Real estate sales are one of the more intimidating transactions for buyers and sellers because of the negotiating process. Fortunately, real estate agents can help make this process less intimidating by acting as an intermediary in the deal. In plain English, the agents communicate with each other based on what they are told to do by the buyer or seller. Let's look at the back and forth between James the buyer and Fred the seller.

James is ready to buy Fred's house. His offered sales price is $215,000, which is $15,000 below Fred's asking price. The offer is a proposed contract given to the seller. James fills out a contract with his agent to be delivered to Fred's agent. The contract states the offered price, along with standard contingencies, such as a home inspection, home sale, and finance contingency.

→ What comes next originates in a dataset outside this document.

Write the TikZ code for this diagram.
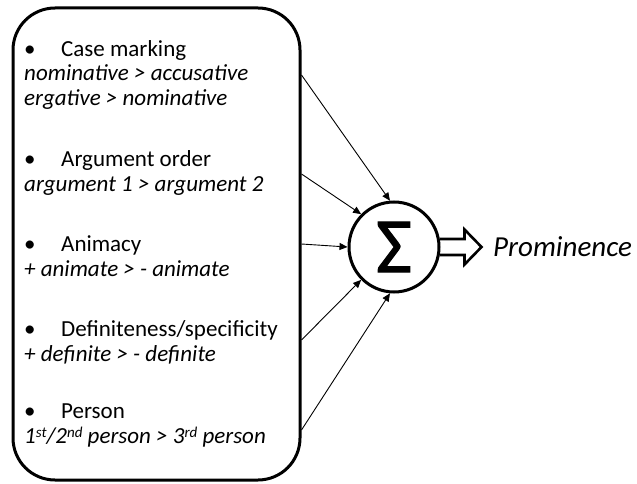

Fred is excited to have received an offer, but isn't so happy about the low sale price. He wants to sell the house, but he would prefer to get closer to his original asking price. Fred has his agent prepare a counteroffer. Counteroffers typically approve of many of the items proposed in the initial offer, but are subject to additional considerations or demand certain changes in the original contract. Making a counteroffer cancels James's original offer. Fred's counteroffer keeps the original contingencies but instead proposes a sale price of $226,000.

The negotiation process can continue with counteroffer after counteroffer until James and Fred reach an agreed upon deal or quit. Let's say, in this case, James agrees with Fred's counteroffer. James would then sign the contract to show agreement with the terms. His agent would then deliver it to Fred through Fred's agent.


Delivery is an important concept in finalizing negotiations. The signed contract isn't legally binding until it is delivered. That is to say the other party must actually receive the document. Until that point, the contract can be taken back. This concept is less of an issue as more negotiation and contract paperwork is done online rather than personal or mail delivery. James and Fred don't have a binding deal until Fred takes delivery of the ratified contract.

Earnest Money

Earnest money is a major factor in real estate negotiation. Buyers offer a sum of money as a sign of good faith in their intent to complete the purchase. The money goes into an escrow account until closing or the cancellation of the contract. If James were to arbitrarily back out of the deal or find some other excuse to cancel the deal, Fred would get to keep the earnest money. Contingencies not only give the buyer an opportunity to cancel the deal in certain problem situations but also get their earnest money back in those events.